Başbakan’ın bir zamanlar Fındık-Sen eylemi sırasında söylediği gibi ‘darbeci çetelerin yapamadığını köylüleri galeyana getirerek yapmaya çalışıyorlar’dan öteye bir anlayış geçerli olacak mı hükümet tarafında? Ya da son on, on beş yılda yoğun olarak gördüğümüz gibi yasaklı olan çiftçi örgütlenmesinin önü yasal olarak açıldıktan hemen sonra hükümet ve şirket güdümlü başka bir ‘ÖZ Çiftçi – Sen’ mi kurulacak?

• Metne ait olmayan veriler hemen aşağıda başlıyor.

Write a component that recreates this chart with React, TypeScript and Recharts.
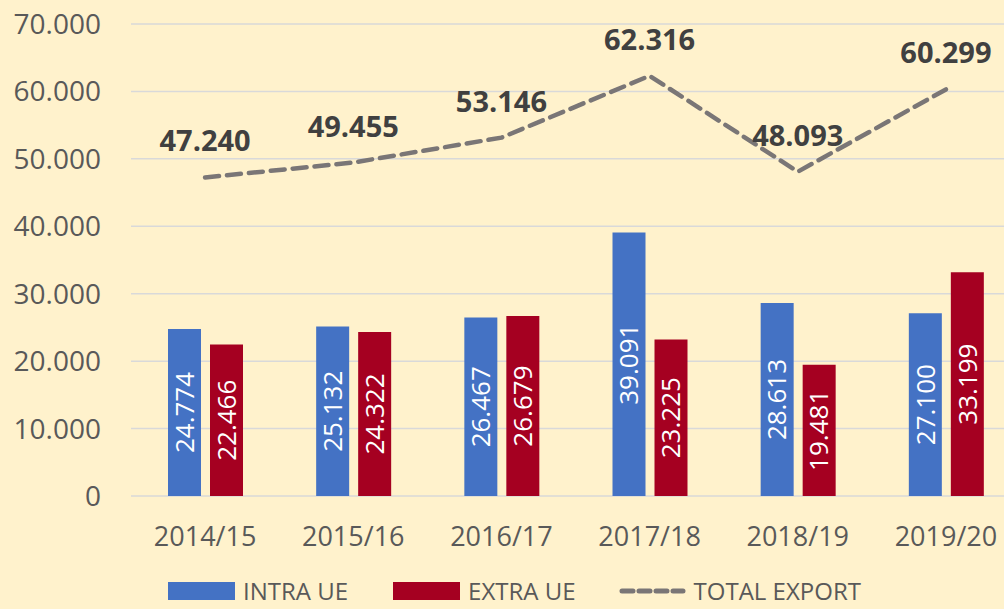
import React from "react";
import {
  ComposedChart,
  Bar,
  Line,
  XAxis,
  YAxis,
  CartesianGrid,
  LabelList,
  Legend,
} from "recharts";

const categories = ["2014/15", "2015/16", "2016/17", "2017/18", "2018/19", "2019/20"];
const intraUe = [24774, 25132, 26467, 39091, 28613, 27100];
const extraUe = [22466, 24322, 26679, 23225, 19481, 33199];
const totalExport = [47240, 49455, 53146, 62316, 48093, 60299];
const yTicks = [0, 10000, 20000, 30000, 40000, 50000, 60000, 70000];

const data = categories.map((cat, i) => ({
  cat,
  intra: intraUe[i],
  extra: extraUe[i],
  total: totalExport[i],
}));

const BLUE = "#4472C4";
const RED = "#A50021";
const GRAY = "#7A7676";
const FONT = "'Open Sans', 'Noto Sans', sans-serif";

// 47240 -> "47.240"
function fmt(v: any) {
  const n = Math.round(Number(v));
  if (n < 1000) return String(n);
  const rest = String(n % 1000).padStart(3, "0");
  return `${Math.floor(n / 1000)}.${rest}`;
}

function LegendBox() {
  const text = { fontFamily: FONT, fontSize: 24, color: "#595959", lineHeight: "24px" };
  return (
    <div
      style={{
        display: "flex",
        alignItems: "center",
        height: 24,
        paddingBottom: 6,
        marginLeft: 168,
      }}
    >
      <div style={{ width: 67, height: 18, background: BLUE }} />
      <span style={{ ...text, marginLeft: 8 }}>INTRA UE</span>
      <div style={{ width: 67, height: 18, background: RED, marginLeft: 45 }} />
      <span style={{ ...text, marginLeft: 8 }}>EXTRA UE</span>
      <svg width={67} height={18} style={{ marginLeft: 43 }}>
        <line x1={3} y1={9} x2={64} y2={9} stroke={GRAY} strokeWidth={5} strokeDasharray="11 6" strokeLinecap="round" />
      </svg>
      <span style={{ ...text, marginLeft: 8 }}>TOTAL EXPORT</span>
    </div>
  );
}

export default function App() {
  return (
    <div
      style={{
        position: "fixed",
        left: 0,
        top: 0,
        width: 1004,
        height: 609,
        overflow: "hidden",
        background: "#FFF2CC",
      }}
    >
      <ComposedChart
        width={1030}
        height={609}
        data={data}
        margin={{ top: 24, right: 10, left: 0, bottom: 0 }}
        barGap={9}
      >
        <CartesianGrid vertical={false} stroke="#D9D9D9" strokeWidth={1.5} />
        <XAxis
          dataKey="cat"
          tickLine={false}
          axisLine={false}
          interval={0}
          height={83}
          tickMargin={25}
          tick={{ fill: "#595959", fontSize: 27, fontFamily: FONT }}
        />
        <YAxis
          domain={[0, 70000]}
          ticks={yTicks}
          tickFormatter={fmt}
          tickLine={false}
          axisLine={false}
          width={131}
          tickMargin={24}
          tick={{ fill: "#595959", fontSize: 28, fontFamily: FONT }}
        />
        <Legend
          verticalAlign="bottom"
          height={30}
          wrapperStyle={{ left: 0, width: 1030, height: 30 }}
          content={() => <LegendBox />}
        />
        <Bar dataKey="intra" fill={BLUE} barSize={33} isAnimationActive={false}>
          <LabelList
            dataKey="intra"
            position="center"
            angle={-90}
            formatter={fmt}
            fill="#FFFFFF"
            fontSize={26}
            fontFamily={FONT}
          />
        </Bar>
        <Bar dataKey="extra" fill={RED} barSize={33} isAnimationActive={false}>
          <LabelList
            dataKey="extra"
            position="center"
            angle={-90}
            formatter={fmt}
            fill="#FFFFFF"
            fontSize={26}
            fontFamily={FONT}
          />
        </Bar>
        <Line
          dataKey="total"
          type="linear"
          stroke={GRAY}
          strokeWidth={4.5}
          strokeDasharray="14 8"
          strokeLinecap="round"
          dot={false}
          activeDot={false}
          isAnimationActive={false}
        >
          <LabelList
            dataKey="total"
            position="top"
            offset={26}
            formatter={fmt}
            fill="#404040"
            fontSize={29}
            fontWeight="bold"
            fontFamily={FONT}
          />
        </Line>
      </ComposedChart>
    </div>
  );
}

Geleneksel mücadelenin her alanda ve düzeyde kapandığının açıkça görüldüğü günümüzde, çiftçilerin, köylülerin ve kırdan kente zorunlu olarak göç etmek durumunda kalmış veya kendi toprağında işçi haline gelmiş tüm kadın ve erkeklerin, kadın ve erkek, formal ve informal sektör emekçileriyle birlikte güvencesizliğe, esnek çalışmaya, görünmez emeğe karşı kendi öz örgütlerinin yönlendirmesiyle demokratik, ekolojik, eşitlikçi, sosyal ve küresel dayanışma içeren bir mücadele zemini yaratmaları zamanı geldi de geçiyor bile. O yüzden, Çiftçi-Sen’i desteklemek ve büyütmek, hepimizin sorumluluğu. Anlam dünyalarımız ve gündelik pratiklerimiz ile birlikte mücadele araçlarımızı da hükmedenlerin ellerine bırakmaya hiç niyetimiz yok.